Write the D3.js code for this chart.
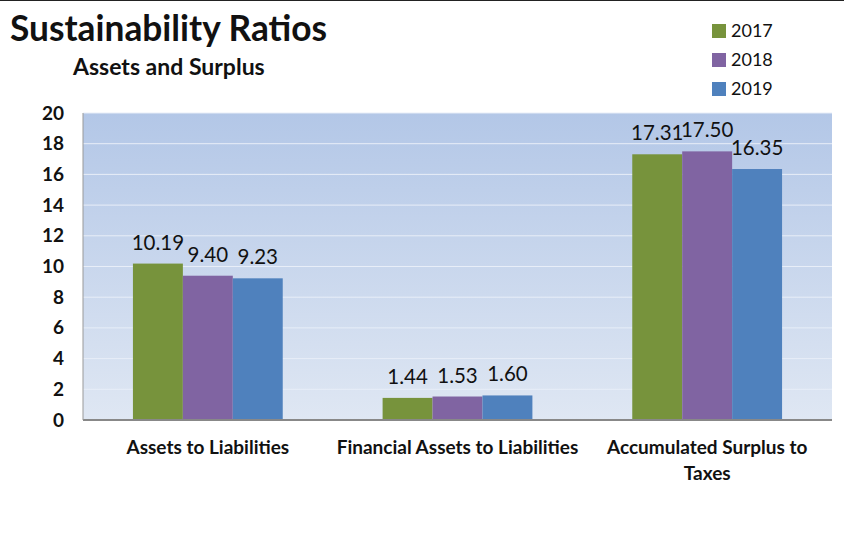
<!DOCTYPE html>
<html><head><meta charset="utf-8">
<script src="https://cdn.jsdelivr.net/npm/d3@7"></script>
<style>body{margin:0;background:#fff}svg{display:block}</style>
</head><body>
<svg id="chart" width="844" height="534"></svg>
<script>
const categories = ["Assets to Liabilities", "Financial Assets to Liabilities", "Accumulated Surplus to Taxes"];
const years = ["2017", "2018", "2019"];
const values2017 = [10.19, 1.44, 17.31];
const values2018 = [9.40, 1.53, 17.50];
const values2019 = [9.23, 1.60, 16.35];
const yTicks = [0, 2, 4, 6, 8, 10, 12, 14, 16, 18, 20];
const colors = ["#77933c", "#8064a2", "#4f81bd"];

(function () {
const series = [values2017, values2018, values2019];
const svg = d3.select("#chart");
const font = "Lato, 'Open Sans', sans-serif";

const pL = 83, pR = 832, pT = 113, pB = 420;
const x = d3.scaleBand().domain(categories).range([pL, pR]).paddingInner(0.4).paddingOuter(0.2);
const xs = d3.scaleBand().domain(years).range([0, x.bandwidth()]);
const y = d3.scaleLinear().domain([0, 20]).range([pB, pT]);

svg.append("line").attr("x1", 0).attr("x2", 844).attr("y1", 0.5).attr("y2", 0.5).attr("stroke", "#222").attr("stroke-width", 1);

const defs = svg.append("defs");
const grad = defs.append("linearGradient").attr("id", "bg").attr("x1", 0).attr("x2", 0).attr("y1", 0).attr("y2", 1);
grad.append("stop").attr("offset", "0%").attr("stop-color", "#b3c7e7");
grad.append("stop").attr("offset", "100%").attr("stop-color", "#dfe7f3");

svg.append("rect").attr("x", pL).attr("y", pT).attr("width", pR - pL).attr("height", pB - pT).attr("fill", "url(#bg)");

svg.append("g").selectAll("line").data(yTicks.filter(d => d > 0)).join("line")
  .attr("x1", pL).attr("x2", pR).attr("y1", d => y(d)).attr("y2", d => y(d))
  .attr("stroke", "#e8eef8").attr("stroke-width", 1);

const groups = svg.append("g").selectAll("g").data(categories).join("g")
  .attr("transform", d => `translate(${x(d)},0)`);
years.forEach((yr, si) => {
  groups.append("rect")
    .attr("x", xs(yr)).attr("width", xs.bandwidth())
    .attr("y", (d, i) => y(series[si][i])).attr("height", (d, i) => pB - y(series[si][i]))
    .attr("fill", colors[si]);
  groups.append("text")
    .attr("x", xs(yr) + xs.bandwidth() / 2)
    .attr("y", (d, i) => y(series[si][i]) - 14)
    .attr("text-anchor", "middle")
    .attr("font-family", font).attr("font-size", 20.5).attr("fill", "#111")
    .text((d, i) => series[si][i].toFixed(2));
});

svg.append("line").attr("x1", pL).attr("x2", pR).attr("y1", pB).attr("y2", pB).attr("stroke", "#888").attr("stroke-width", 2);
svg.append("line").attr("x1", pL).attr("x2", pL).attr("y1", pT).attr("y2", pB).attr("stroke", "#999").attr("stroke-width", 1);

const yAxis = d3.axisLeft(y).tickValues(yTicks).tickSize(0).tickPadding(19);
const yg = svg.append("g").attr("transform", `translate(${pL},0)`).call(yAxis);
yg.select(".domain").remove();
yg.selectAll("text").attr("font-family", font).attr("font-size", 19).attr("font-weight", "bold").attr("fill", "#111");

const xg = svg.append("g");
categories.forEach(c => {
  const lines = c === "Accumulated Surplus to Taxes" ? ["Accumulated Surplus to", "Taxes"] : [c];
  lines.forEach((l, li) => {
    xg.append("text").attr("x", x(c) + x.bandwidth() / 2).attr("y", 454 + li * 26)
      .attr("text-anchor", "middle").attr("font-family", font).attr("font-size", 19)
      .attr("font-weight", "bold").attr("fill", "#111").text(l);
  });
});

svg.append("text").attr("x", 10).attr("y", 41).attr("font-family", font).attr("font-size", 35.3)
  .attr("font-weight", "bold").attr("fill", "#111").text("Sustainability Ratios");
svg.append("text").attr("x", 73).attr("y", 75).attr("font-family", font).attr("font-size", 23)
  .attr("font-weight", "bold").attr("fill", "#111").text("Assets and Surplus");

const lg = svg.append("g");
years.forEach((yr, i) => {
  lg.append("rect").attr("x", 712).attr("y", 24 + i * 29).attr("width", 14).attr("height", 14).attr("fill", colors[i]);
  lg.append("text").attr("x", 731).attr("y", 37 + i * 29).attr("font-family", font).attr("font-size", 18)
    .attr("fill", "#111").text(yr);
});
})();
</script>
</body></html>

■ **Set task**
Copy all the data exactly as written, but skip any picture.

■ **Response to this task**
Write the D3.js code for this chart.
<!DOCTYPE html>
<html><head><meta charset="utf-8">
<script src="https://cdn.jsdelivr.net/npm/d3@7"></script>
<style>body{margin:0;background:#fff}svg{display:block}</style>
</head><body>
<svg id="chart" width="844" height="534"></svg>
<script>
const categories = ["Assets to Liabilities", "Financial Assets to Liabilities", "Accumulated Surplus to Taxes"];
const years = ["2017", "2018", "2019"];
const values2017 = [10.19, 1.44, 17.31];
const values2018 = [9.40, 1.53, 17.50];
const values2019 = [9.23, 1.60, 16.35];
const yTicks = [0, 2, 4, 6, 8, 10, 12, 14, 16, 18, 20];
const colors = ["#77933c", "#8064a2", "#4f81bd"];

(function () {
const series = [values2017, values2018, values2019];
const svg = d3.select("#chart");
const font = "Lato, 'Open Sans', sans-serif";

const pL = 83, pR = 832, pT = 113, pB = 420;
const x = d3.scaleBand().domain(categories).range([pL, pR]).paddingInner(0.4).paddingOuter(0.2);
const xs = d3.scaleBand().domain(years).range([0, x.bandwidth()]);
const y = d3.scaleLinear().domain([0, 20]).range([pB, pT]);

svg.append("line").attr("x1", 0).attr("x2", 844).attr("y1", 0.5).attr("y2", 0.5).attr("stroke", "#222").attr("stroke-width", 1);

const defs = svg.append("defs");
const grad = defs.append("linearGradient").attr("id", "bg").attr("x1", 0).attr("x2", 0).attr("y1", 0).attr("y2", 1);
grad.append("stop").attr("offset", "0%").attr("stop-color", "#b3c7e7");
grad.append("stop").attr("offset", "100%").attr("stop-color", "#dfe7f3");

svg.append("rect").attr("x", pL).attr("y", pT).attr("width", pR - pL).attr("height", pB - pT).attr("fill", "url(#bg)");

svg.append("g").selectAll("line").data(yTicks.filter(d => d > 0)).join("line")
  .attr("x1", pL).attr("x2", pR).attr("y1", d => y(d)).attr("y2", d => y(d))
  .attr("stroke", "#e8eef8").attr("stroke-width", 1);

const groups = svg.append("g").selectAll("g").data(categories).join("g")
  .attr("transform", d => `translate(${x(d)},0)`);
years.forEach((yr, si) => {
  groups.append("rect")
    .attr("x", xs(yr)).attr("width", xs.bandwidth())
    .attr("y", (d, i) => y(series[si][i])).attr("height", (d, i) => pB - y(series[si][i]))
    .attr("fill", colors[si]);
  groups.append("text")
    .attr("x", xs(yr) + xs.bandwidth() / 2)
    .attr("y", (d, i) => y(series[si][i]) - 14)
    .attr("text-anchor", "middle")
    .attr("font-family", font).attr("font-size", 20.5).attr("fill", "#111")
    .text((d, i) => series[si][i].toFixed(2));
});

svg.append("line").attr("x1", pL).attr("x2", pR).attr("y1", pB).attr("y2", pB).attr("stroke", "#888").attr("stroke-width", 2);
svg.append("line").attr("x1", pL).attr("x2", pL).attr("y1", pT).attr("y2", pB).attr("stroke", "#999").attr("stroke-width", 1);

const yAxis = d3.axisLeft(y).tickValues(yTicks).tickSize(0).tickPadding(19);
const yg = svg.append("g").attr("transform", `translate(${pL},0)`).call(yAxis);
yg.select(".domain").remove();
yg.selectAll("text").attr("font-family", font).attr("font-size", 19).attr("font-weight", "bold").attr("fill", "#111");

const xg = svg.append("g");
categories.forEach(c => {
  const lines = c === "Accumulated Surplus to Taxes" ? ["Accumulated Surplus to", "Taxes"] : [c];
  lines.forEach((l, li) => {
    xg.append("text").attr("x", x(c) + x.bandwidth() / 2).attr("y", 454 + li * 26)
      .attr("text-anchor", "middle").attr("font-family", font).attr("font-size", 19)
      .attr("font-weight", "bold").attr("fill", "#111").text(l);
  });
});

svg.append("text").attr("x", 10).attr("y", 41).attr("font-family", font).attr("font-size", 35.3)
  .attr("font-weight", "bold").attr("fill", "#111").text("Sustainability Ratios");
svg.append("text").attr("x", 73).attr("y", 75).attr("font-family", font).attr("font-size", 23)
  .attr("font-weight", "bold").attr("fill", "#111").text("Assets and Surplus");

const lg = svg.append("g");
years.forEach((yr, i) => {
  lg.append("rect").attr("x", 712).attr("y", 24 + i * 29).attr("width", 14).attr("height", 14).attr("fill", colors[i]);
  lg.append("text").attr("x", 731).attr("y", 37 + i * 29).attr("font-family", font).attr("font-size", 18)
    .attr("fill", "#111").text(yr);
});
})();
</script>
</body></html>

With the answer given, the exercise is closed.